CHARLOTTESVILLE, VA (CVILLE RIGHT NOW) – After missing the NCAA tournament last year for the first time since 2017, Virginia lacrosse coach Lars Tiffany altered his program’s approach to fall practice.

The two-time national championship winning coach emphasized skills over schemes. He focused his fall on basics and fundamentals, working on a lot of individual skills.

“We did change our fall completely,” Tiffany said this week as his team prepared for Sunday night’s NCAA tournament game against Georgetown at Klockner Stadium. “We went back to the basics. We didn’t really play full-field lacrosse in the month of September.”

The revamped fall didn’t produce success early in the spring. UVA opened this season a disappointing 3-4.

But what the players’ took from the fall was an enhanced confidence in their abilities, a confidence that didn’t falter during the rocky start.

Tiffany credited the leadership of seniors John Schroter, Truitt Sunderland and Joey Terenzi, and the team’s work with UVA sport psychologist Dr. Jason Freeman with helping the Cavaliers stay the course and eventually get on track.

“When you’re at Virginia and you have a losing record halfway through the year, you’re way below expectations,” Tiffany said. “We did that last year. We were going to bounce back this year  and here we were 3-4. But this group would not be denied.”

Virginia played its best game to date in a 13-12 triple-overtime loss at Maryland on March 14, a game Tiffany has labeled the turning point of the season. 

And while online criticism of the team – and of Tiffany – swirled, the Cavaliers never broke stride.

They won four straight games after the Maryland, including knocking off No. 1 Notre Dame and No. 7 Duke in back-to-back weeks. 

Those wins were enough to get UVA into the ACC tournament, despite losses to Syracuse and North Carolina, the latter a 16-15 overtime loss. The team went to the league tournament understanding it likely had to win a game to make the NCAA bracket.

It delivered its best back-to-back games in years, drilling Notre Dame again, 15-10, and thoroughly dominating North Carolina, 16-6. 

“We went down there bubblish,” Tiffany said. “And we came back thinking ‘home game.’”

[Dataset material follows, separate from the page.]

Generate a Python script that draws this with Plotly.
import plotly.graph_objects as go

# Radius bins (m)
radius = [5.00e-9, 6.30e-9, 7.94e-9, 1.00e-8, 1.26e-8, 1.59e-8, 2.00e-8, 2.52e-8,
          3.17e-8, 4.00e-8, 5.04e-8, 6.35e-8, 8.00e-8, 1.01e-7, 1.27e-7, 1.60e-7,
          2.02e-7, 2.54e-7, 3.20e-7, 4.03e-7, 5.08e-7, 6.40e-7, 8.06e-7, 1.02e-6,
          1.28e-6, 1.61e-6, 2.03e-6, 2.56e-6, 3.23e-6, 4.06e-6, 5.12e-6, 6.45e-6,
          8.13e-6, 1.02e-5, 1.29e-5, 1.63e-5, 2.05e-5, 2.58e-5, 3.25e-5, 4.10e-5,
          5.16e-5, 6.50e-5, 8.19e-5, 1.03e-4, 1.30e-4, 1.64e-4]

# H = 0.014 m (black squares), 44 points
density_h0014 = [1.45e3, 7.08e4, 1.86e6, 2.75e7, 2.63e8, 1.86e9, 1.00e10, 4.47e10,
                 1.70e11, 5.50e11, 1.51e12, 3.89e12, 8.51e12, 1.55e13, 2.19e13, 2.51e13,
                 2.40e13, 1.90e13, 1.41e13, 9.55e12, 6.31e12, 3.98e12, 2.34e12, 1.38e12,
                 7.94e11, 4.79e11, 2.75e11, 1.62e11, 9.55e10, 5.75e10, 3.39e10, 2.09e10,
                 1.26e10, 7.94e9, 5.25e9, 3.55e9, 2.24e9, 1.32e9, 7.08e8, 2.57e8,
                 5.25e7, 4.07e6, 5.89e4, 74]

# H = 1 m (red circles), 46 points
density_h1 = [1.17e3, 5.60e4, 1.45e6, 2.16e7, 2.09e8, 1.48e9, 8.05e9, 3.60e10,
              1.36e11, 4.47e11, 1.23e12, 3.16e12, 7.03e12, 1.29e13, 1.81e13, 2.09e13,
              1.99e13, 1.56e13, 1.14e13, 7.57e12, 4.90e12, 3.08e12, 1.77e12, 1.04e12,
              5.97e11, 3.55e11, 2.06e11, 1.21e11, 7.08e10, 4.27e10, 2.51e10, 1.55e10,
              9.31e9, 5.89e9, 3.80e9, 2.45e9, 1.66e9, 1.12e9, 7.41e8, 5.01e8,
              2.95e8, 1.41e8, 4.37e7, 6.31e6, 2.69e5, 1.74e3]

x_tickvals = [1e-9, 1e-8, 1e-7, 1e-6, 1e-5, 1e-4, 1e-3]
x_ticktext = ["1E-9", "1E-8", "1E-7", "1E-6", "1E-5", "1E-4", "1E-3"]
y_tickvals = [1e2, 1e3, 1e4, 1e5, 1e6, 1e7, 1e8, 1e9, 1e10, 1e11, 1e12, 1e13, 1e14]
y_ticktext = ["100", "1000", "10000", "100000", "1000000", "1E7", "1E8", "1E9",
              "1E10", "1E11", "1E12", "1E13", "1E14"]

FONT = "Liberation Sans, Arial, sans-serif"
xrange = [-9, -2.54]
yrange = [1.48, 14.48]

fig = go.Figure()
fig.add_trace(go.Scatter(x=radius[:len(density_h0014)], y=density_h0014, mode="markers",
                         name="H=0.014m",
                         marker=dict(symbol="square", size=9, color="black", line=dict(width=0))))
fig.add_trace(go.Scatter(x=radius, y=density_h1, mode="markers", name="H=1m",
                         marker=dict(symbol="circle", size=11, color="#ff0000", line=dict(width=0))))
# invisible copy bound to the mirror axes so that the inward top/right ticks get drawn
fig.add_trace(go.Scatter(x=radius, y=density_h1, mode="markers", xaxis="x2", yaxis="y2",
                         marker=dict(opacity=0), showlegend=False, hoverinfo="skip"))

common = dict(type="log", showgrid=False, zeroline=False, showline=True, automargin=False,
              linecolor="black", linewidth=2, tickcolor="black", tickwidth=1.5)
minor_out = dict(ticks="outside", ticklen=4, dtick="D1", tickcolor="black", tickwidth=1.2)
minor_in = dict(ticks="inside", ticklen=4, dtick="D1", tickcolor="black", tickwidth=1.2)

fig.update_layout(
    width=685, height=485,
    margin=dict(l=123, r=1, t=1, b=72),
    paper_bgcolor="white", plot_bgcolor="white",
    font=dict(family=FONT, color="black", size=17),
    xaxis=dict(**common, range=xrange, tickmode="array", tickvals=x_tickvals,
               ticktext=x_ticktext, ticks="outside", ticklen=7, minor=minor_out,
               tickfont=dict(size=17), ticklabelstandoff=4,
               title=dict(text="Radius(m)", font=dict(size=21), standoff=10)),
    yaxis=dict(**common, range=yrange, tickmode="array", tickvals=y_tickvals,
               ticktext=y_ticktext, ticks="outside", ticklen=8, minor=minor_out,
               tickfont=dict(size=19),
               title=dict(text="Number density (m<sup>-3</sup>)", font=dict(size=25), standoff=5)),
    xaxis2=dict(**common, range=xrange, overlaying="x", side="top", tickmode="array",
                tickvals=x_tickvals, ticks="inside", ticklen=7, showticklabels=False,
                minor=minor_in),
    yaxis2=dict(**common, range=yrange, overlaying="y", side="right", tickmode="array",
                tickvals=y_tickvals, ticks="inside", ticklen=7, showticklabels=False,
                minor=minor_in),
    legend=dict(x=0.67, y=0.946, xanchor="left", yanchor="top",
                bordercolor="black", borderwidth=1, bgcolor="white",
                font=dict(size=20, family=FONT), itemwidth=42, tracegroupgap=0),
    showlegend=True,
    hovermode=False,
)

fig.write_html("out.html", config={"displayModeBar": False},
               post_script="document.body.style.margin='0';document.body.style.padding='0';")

Indeed, UVA’s resume landed the Cavaliers (10-6) the No. 5 seed in the NCAAs and one more contest at Klockner. That comes Sunday under the lights against a Georgetown team they scrimmaged during that back-to-the-basics fall, the first step in what the Cavaliers hope will be a return to the final four, which will be held at UVA’s Scott Stadium later this month. 

Georgetown is 0-6 all-time against Virginia. Whoever emerges from this game faces the winner of Duke and Richmond’s first round game. The quarterfinal will be played May 17 at Delaware.

The Hoyas (10-4) handled Providence 14-6 on Saturday to win their eighth straight Big East championship.  

Sunday night’s matchup pits two of the nation’s best passing teams against each other. Virginia leads the NCAA with 9.7 assists per game. Georgetown ranks fifth at 8.8. Junior midfielder Liam Connor quarterbacks the Hoyas’ attack, dishing out 3.6 assists per game.

For UVA, it’s the Millon brothers – junior McCabe and freshman Brendan – who make the offense go. That duo has combined for 63 goals and 85 assists in 16 games.

“As a group we’re really finding our stride,” McCabe Millon said about the UVA offense. “We’ve got the utmost confidence in one another. That’s most important. … Our group just has amazing chemistry.”

Sunderland has scored a team-high 49 goals and Ryan Colsey has 34. Those two, along with McCabe Millon, endured 2025 and were determined to make 2026 different. 

With unselfish offense, a tightened-up defense and outstanding play over the last two months in the cage by Jake Marek, they’ll have the chance to do just that. 

It starts Sunday night against the Hoyas.